If I had to use a check, I would use a side check that allows the horse to flex more. An overcheck pulls the horses nose out, especially on a mini that isn't designed to carry his head up. IMO there are very few minis that are designed for an overcheck the way that Saddlebreds are, with a long, hooky, upright neck.






The 200 has more workmanship in the stitching, etc. which is appreciated in the show ring, but the 95 includes breeching which is good for working at home, especially if you go out on the trail.

Myrna


----------



## Sandee (Jan 20, 2011)

I would hope that someone from your area (are showing in Ireland?) would tell you what's used there. Last I heard Europe doesn't use the checks (especially overchecks) like we do here in the States.

The buckle in traces are nice and they are what is on my newest show harness (yes, from Ozark) but even on my 34" mare they are at the shortest hole. I had to rig a piece to hold the ends as they tend to stick out and flap around.


----------



## Coventry Lane Farm (Jan 20, 2011)

We had recently bought a harness from Ozark Tack and with buckles in traces, Brass hardware, a sidecheck and French Tugs. You do not need breeching if you are going to horse shows, breeching is good if you are just driving around your place.


----------



## bannerminis (Jan 20, 2011)

So this is my dilema - I plan on doing both and like the idea of the buckles in traces for the adjusment factor and the breeching for when I am driving him at home. I plan on doing a lot of hill work (well cant avoid them around here



) so some brakes would be good.

Also I might train my other boy next yr but with the right harness it should fit him as well as he is only 1" smaller so the more adjustment I can make the better.


----------



## hobbyhorse23 (Jan 20, 2011)

The cheaper pleasure harness is a wonderful starter harness but really isn't what you're looking for. If you're going to bother with the import fees, get something really nice! I personally wouldn't go for the other harness you've pictured either. Again, it's a nice harness but lacks some of the kind of fine details that are traditional for harness in your area. For the same $500 as your show harness with buckle-in traces, get the Carriage harness instead. The breeching is much nicer-looking, the bridle better detailed, it comes with nice touches like roller buckles and leather keepers instead of conway buckles or rectangular metal buckles, and it will look much more appropriate with the Bennington cart you bought.




I've seen all three harnesses in person and there are a lot of nice little touches on the Carriage harness that aren't mentioned on the website.



That's the one I started out with; in fact you can see Kody and I pictured on the sales page for it.



I now have the deluxe rolled leather show harness and a separate synthetic CDE harness but I kept the Carriage harness as being too good to sell and will start Turbo in it in a few months.





Don't hesitate to ask Lisa about customizing your harness as well. You can get it with square blinkers instead of D-shaped, add breeching to a show harness, ask for the teardrop to be longer, get a different browband, order two breastcollars, whatever you'd like.

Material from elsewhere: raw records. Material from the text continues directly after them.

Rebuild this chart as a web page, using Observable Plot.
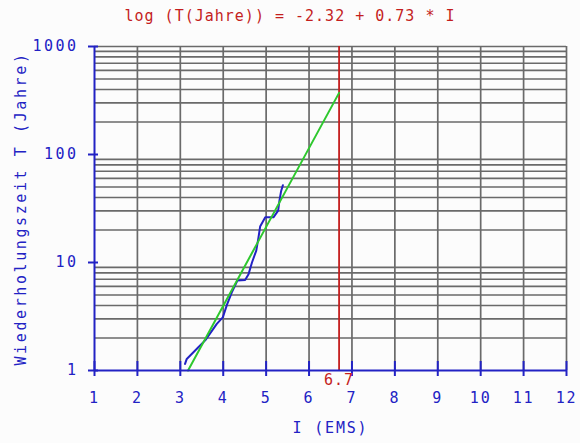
<!DOCTYPE html>
<html>
<head>
<meta charset="utf-8">
<script src="https://cdn.jsdelivr.net/npm/d3@7"></script>
<script src="https://cdn.jsdelivr.net/npm/@observablehq/plot@0.6"></script>
<style>
  html, body { margin: 0; padding: 0; background: #fcfcfc; }
  #title { width: 580px; height: 30px; padding-top: 3px; box-sizing: border-box; text-align: center;
    font-family: "DejaVu Sans Mono", monospace; font-size: 15px; letter-spacing: 1px; color: #c41e1e; line-height: 26px; }
  svg { display: block; }
</style>
</head>
<body>
<div id="title"></div>
<div id="chart"></div>
<script>
const titleText = "log (T(Jahre)) = -2.32 + 0.73 * I";
const xLabel = "I (EMS)";
const yLabel = "Wiederholungszeit T (Jahre)";
const xTicks = [1, 2, 3, 4, 5, 6, 7, 8, 9, 10, 11, 12];
const yMajor = [1, 10, 100, 1000];
const yGrid = [2, 3, 4, 5, 6, 7, 8, 9, 20, 30, 40, 50, 60, 70, 80, 90, 200, 300, 400, 500, 600, 700, 800, 900, 1000];
// observed empirical curve
const obsI = [3.11, 3.15, 3.42, 3.58, 3.85, 3.99, 4.09, 4.20, 4.33, 4.51, 4.59, 4.67, 4.77, 4.82, 4.86, 4.98, 5.17, 5.28, 5.31, 5.35, 5.39];
const obsT = [1.15, 1.28, 1.64, 1.9, 2.7, 3.1, 4.1, 5.3, 6.8, 6.9, 7.8, 10, 12.9, 16.9, 21.5, 26.2, 26.2, 30.2, 37.4, 46, 52];
// regression line
const fitI = [3.18, 6.7];
const fitT = [1, 372];
const marker = 6.7;

const blue = "#2222c4", red = "#c41e1e", green = "#2ec82e", gray = "#6a6a6a";
const font = "DejaVu Sans Mono";

document.getElementById("title").textContent = titleText;

const obs = obsI.map((x, i) => ({x, y: obsT[i]}));
const fit = fitI.map((x, i) => ({x, y: fitT[i]}));

const H = 413, mT = 16, mB = 73;
const plotH = H - mT - mB;

const chart = Plot.plot({
  width: 580,
  height: H,
  marginLeft: 94,
  marginRight: 14,
  marginTop: mT,
  marginBottom: mB,
  style: {background: "transparent", fontFamily: font},
  x: {domain: [1, 12], axis: null},
  y: {type: "log", domain: [1, 1000], axis: null},
  marks: [
    Plot.gridY(yGrid, {stroke: gray, strokeOpacity: 1, strokeWidth: 1.7}),
    Plot.gridX(xTicks.slice(1), {stroke: gray, strokeOpacity: 1, strokeWidth: 1.7}),
    Plot.ruleX([marker], {x: d => d, stroke: red, strokeWidth: 1.8}),
    Plot.line(obs, {x: "x", y: "y", stroke: blue, strokeWidth: 2}),
    Plot.line(fit, {x: "x", y: "y", stroke: green, strokeWidth: 2}),
    // axes lines
    Plot.ruleY([1], {stroke: blue, strokeWidth: 2}),
    Plot.ruleX([1], {stroke: blue, strokeWidth: 2}),
    // crossing ticks
    Plot.ruleX(xTicks, {x: d => d, stroke: blue, strokeWidth: 2, insetTop: plotH - 9, insetBottom: -6}),
    Plot.ruleY(yMajor, {y: d => d, stroke: blue, strokeWidth: 2, x1: 1, x2: 1, insetLeft: -6, insetRight: -4}),
    // tick labels
    Plot.text(xTicks, {x: d => d, frameAnchor: "bottom", dy: 32, text: d => String(d), fill: blue, fontSize: 15, fontFamily: font}),
    Plot.text(yMajor, {y: d => d, frameAnchor: "left", dx: -16, textAnchor: "end", text: d => String(d), fill: blue, fontSize: 15, fontFamily: font}),
    Plot.text([marker], {x: d => d, frameAnchor: "bottom", dy: 14, text: d => d.toFixed(1), fill: red, fontSize: 15, fontFamily: font}),
    // axis labels
    Plot.text([xLabel], {frameAnchor: "bottom", dy: 62, text: d => d, fill: blue, fontSize: 15, fontFamily: font}),
    Plot.text([yLabel], {frameAnchor: "left", dx: -73, rotate: -90, textAnchor: "middle", text: d => d, fill: blue, fontSize: 15, fontFamily: font})
  ]
});
// letter spacing per text mark (in mark order)
const spacings = ["1.8px", "2.5px", "1px", "1.8px", "2.6px"];
chart.querySelectorAll('g[aria-label="text"]').forEach((g, i) => {
  if (spacings[i]) g.style.letterSpacing = spacings[i];
});
document.getElementById("chart").append(chart);
</script>
</body>
</html>
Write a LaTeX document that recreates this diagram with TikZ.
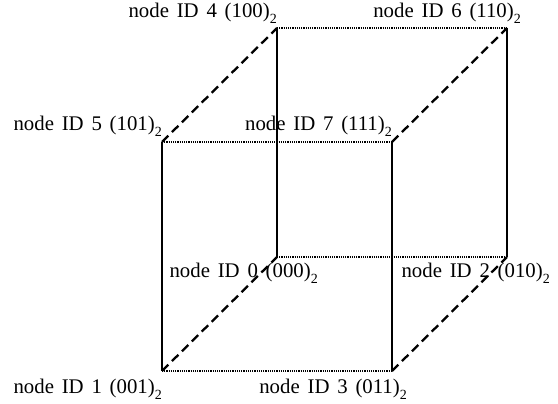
\documentclass[tikz,border=0pt]{standalone}
\usepackage{fontspec}
\setmainfont{Liberation Serif}[WordSpace=1.5]
\newcommand\subtwo{\raisebox{-6pt}{\fontsize{14}{14}\selectfont 2}}
\begin{document}
\begin{tikzpicture}[x=1pt,y=-1pt,
  lbl/.style={inner sep=0pt, anchor=base east, font=\fontsize{20.8}{24}\selectfont},
  solidedge/.style={line width=2.3pt},
  dashedge/.style={line width=2.3pt, dash pattern=on 9pt off 5pt},
  dotedge/.style={line width=1.5pt, dash pattern=on 1.2pt off 1pt}]
\useasboundingbox (0,0) rectangle (558,404);
% corners
\coordinate (n4) at (277,28);
\coordinate (n6) at (507,28);
\coordinate (n5) at (162,142);
\coordinate (n7) at (392,142);
\coordinate (n0) at (277,257);
\coordinate (n2) at (507,257);
\coordinate (n1) at (162,371);
\coordinate (n3) at (392,371);
% dotted edges
\draw[dotedge] (n4) -- (n6);
\draw[dotedge] (n5) -- (n7);
\draw[dotedge] (n0) -- (n2);
\draw[dotedge] (n1) -- (n3);
% solid edges
\draw[solidedge] (n4) -- (n0);
\draw[solidedge] (n6) -- (n2);
\draw[solidedge] (n5) -- (n1);
\draw[solidedge] (n7) -- (n3);
% dashed edges
\draw[dashedge] (n5) -- (n4);
\draw[dashedge] (n7) -- (n6);
\draw[dashedge] (n1) -- (n0);
\draw[dashedge] (n3) -- (n2);
% labels
\node[lbl] (l4) at ([shift={(0,-10)}]n4) {node ID 4 (100)\subtwo};
\node[lbl] (l6) at ([shift={(14,-10)}]n6) {node ID 6 (110)\subtwo};
\node[lbl] (l5) at ([shift={(0,-11)}]n5) {node ID 5 (101)\subtwo};
\node[lbl] (l7) at ([shift={(0,-11)}]n7) {node ID 7 (111)\subtwo};
\node[lbl] (l0) at ([shift={(41,20)}]n0) {node ID 0 (000)\subtwo};
\node[lbl] (l2) at ([shift={(43,20)}]n2) {node ID 2 (010)\subtwo};
\node[lbl] (l1) at ([shift={(0,22)}]n1) {node ID 1 (001)\subtwo};
\node[lbl] (l3) at ([shift={(15,22)}]n3) {node ID 3 (011)\subtwo};
\end{tikzpicture}
\end{document}
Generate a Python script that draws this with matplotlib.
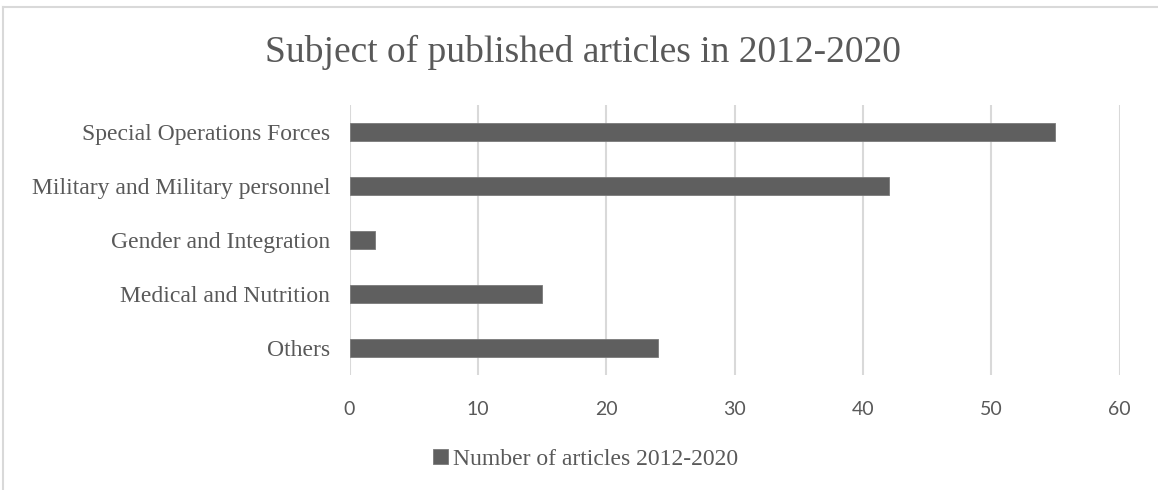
import matplotlib
matplotlib.use("Agg")
import matplotlib.pyplot as plt
from matplotlib.patches import Patch
from matplotlib.lines import Line2D

categories = ["Special Operations Forces", "Military and Military personnel",
              "Gender and Integration", "Medical and Nutrition", "Others"]
values = [55, 42, 2, 15, 24]
xticks = [0, 10, 20, 30, 40, 50, 60]
title = "Subject of published articles in 2012-2020"
series_name = "Number of articles 2012-2020"

W, H = 1158, 490
fig = plt.figure(figsize=(W / 100, H / 100), dpi=100)
fig.patch.set_facecolor("white")

ax = fig.add_axes([349.5 / W, 1 - 375 / H, 770 / W, 270 / H])
ypos = list(range(len(categories)))
ax.barh(ypos, values, height=0.35, color="#5f5f5f", edgecolor="#7a7a7a",
        linewidth=0.6, zorder=3)
ax.set_ylim(len(categories) - 0.5, -0.5)
ax.set_xlim(0, 60)
ax.set_xticks(xticks)
ax.set_xticklabels([str(t) for t in xticks], family="Lato", fontsize=14, color="#595959")
ax.set_yticks(ypos)
ax.set_yticklabels(categories, family="Liberation Serif", fontsize=17, color="#595959")
ax.tick_params(axis="both", length=0)
ax.tick_params(axis="x", pad=19)
ax.tick_params(axis="y", pad=14)
ax.grid(axis="x", color="#d9d9d9", linewidth=1.5, zorder=0)
for s in ax.spines.values():
    s.set_visible(False)

fig.text(583 / W, 1 - 52 / H, title, ha="center", va="center",
         family="Liberation Serif", fontsize=27, color="#595959")

handle = Patch(facecolor="#5f5f5f", edgecolor="#7a7a7a", linewidth=0.6)
fig.legend([handle], [series_name], loc="center", bbox_to_anchor=(586 / W, 1 - 459 / H),
           frameon=False, prop={"family": "Liberation Serif", "size": 17},
           handlelength=0.6, handleheight=0.6, handletextpad=0.25, labelcolor="#595959")

# outer border (chart area frame)
fig.add_artist(Line2D([3 / W, 1.0], [1 - 7 / H, 1 - 7 / H], transform=fig.transFigure,
                      color="#d9d9d9", linewidth=1.5))
fig.add_artist(Line2D([3 / W, 3 / W], [0, 1 - 7 / H], transform=fig.transFigure,
                      color="#d9d9d9", linewidth=1.5))

fig.savefig("out.png", dpi=100, facecolor="white")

Give her measurements for your particular horse as well! It's bad enough for someone in the States to have to send a part back for exchange- it would be horrible for someone overseas.





Especially given the hills you have I wouldn't use more than a side check. Do order buckle-in traces and DON'T get rolled ones! Rolled is fine for a light show cart but ridiculously flimsy for cross-country driving and a heavier cart like you'll have. One good bump and SNAP!

Leia


----------



## disneyhorse (Jan 20, 2011)

Might I step in and suggest you NOT get the show harness (even with the buckle-in traces option) that you have the link for... that costs around $500?

I would like to point out that it has ROUND leather lines and traces, not ROLLED. I was VERY VERY disappointed when I got my harness, as it had been advertised as rolled. There is a huge difference in durability with this detail. If you are JUST using the harness to show a few times a year, it will be JUST fine. However, with a lot of use, the ROUND leather won't hold up because it has less leather and no stitching to prevent stretch and breakage like the ROLLED leather will.

I DO like the Mose Miller harnesses a lot... but honestly I'd recommend the $300 harness unless you want to invest in the $800 rolled leather one. That one will be beautiful AND durable.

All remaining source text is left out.